Autopilots have been around a long time, and have a very specific meaning. They require training, knowing what their limitations are, constant monitoring, and frequent manual input.

I’m not sure what Tesla thought they were doing by billing it as a “hands off” term.




As much as I dislike Musk and the mess Tesla has created with "Full self-driving", I don't think you can blame Tesla marketing for the public misconception of what an aircraft autopilot does.

Because, the Tesla autopilot feature is actually rather similar to a simple aircraft autopilot, with very similar limitations. At its core, it's really just a lane following driver assist, combined with adaptive cruise control.
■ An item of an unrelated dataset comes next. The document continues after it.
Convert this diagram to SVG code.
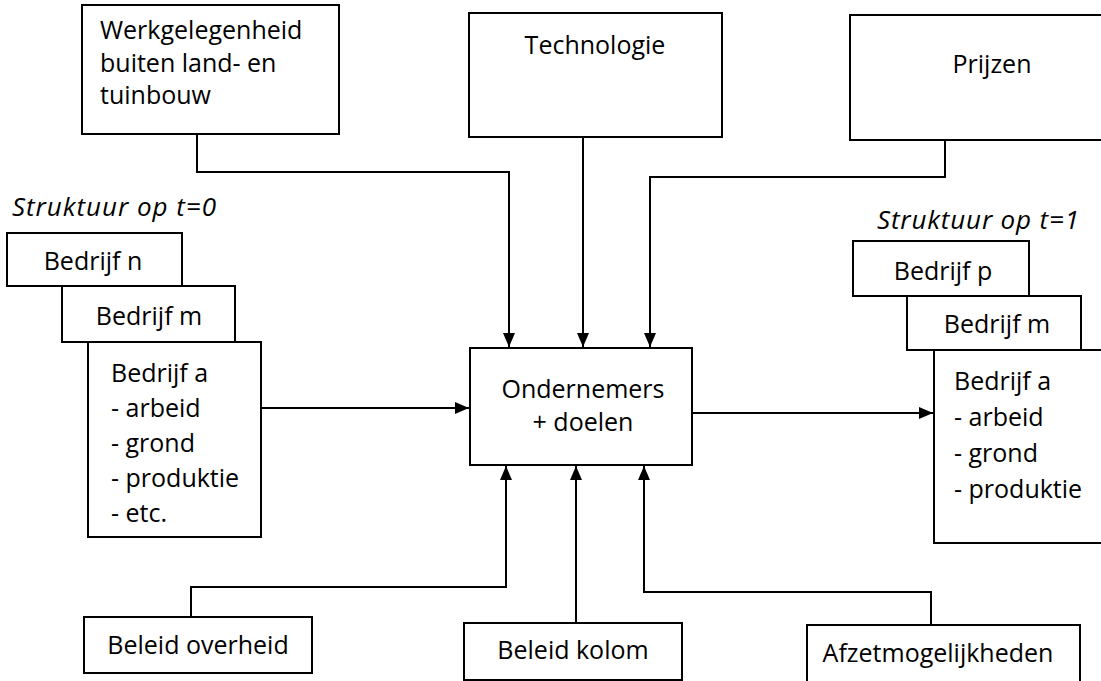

If you ignore the "adaptive" part, it's roughly equivalent to an aircraft autopilot in heading mode, plus autothrottle.

Tesla marketing did lean into that misconception, benefited from it and might have made it worse. But they didn't create it, and the public misconception predates Tesla by a long margin... it just didn't really matter before then.

From what I can tell, the misconception arises from the fact that the public know flying an aircraft is hard, the fact that pilots do so much training proves that. Therefore, they assume an aircraft autopilot must be advanced to handle the perceived complexity of keeping an aircraft stable in the air.

The introduction of autoland, and the way it was presented in magazine articles by journalists, probably made the problem much worse.


lol, autopilot constantly nags you to keep your hands ON.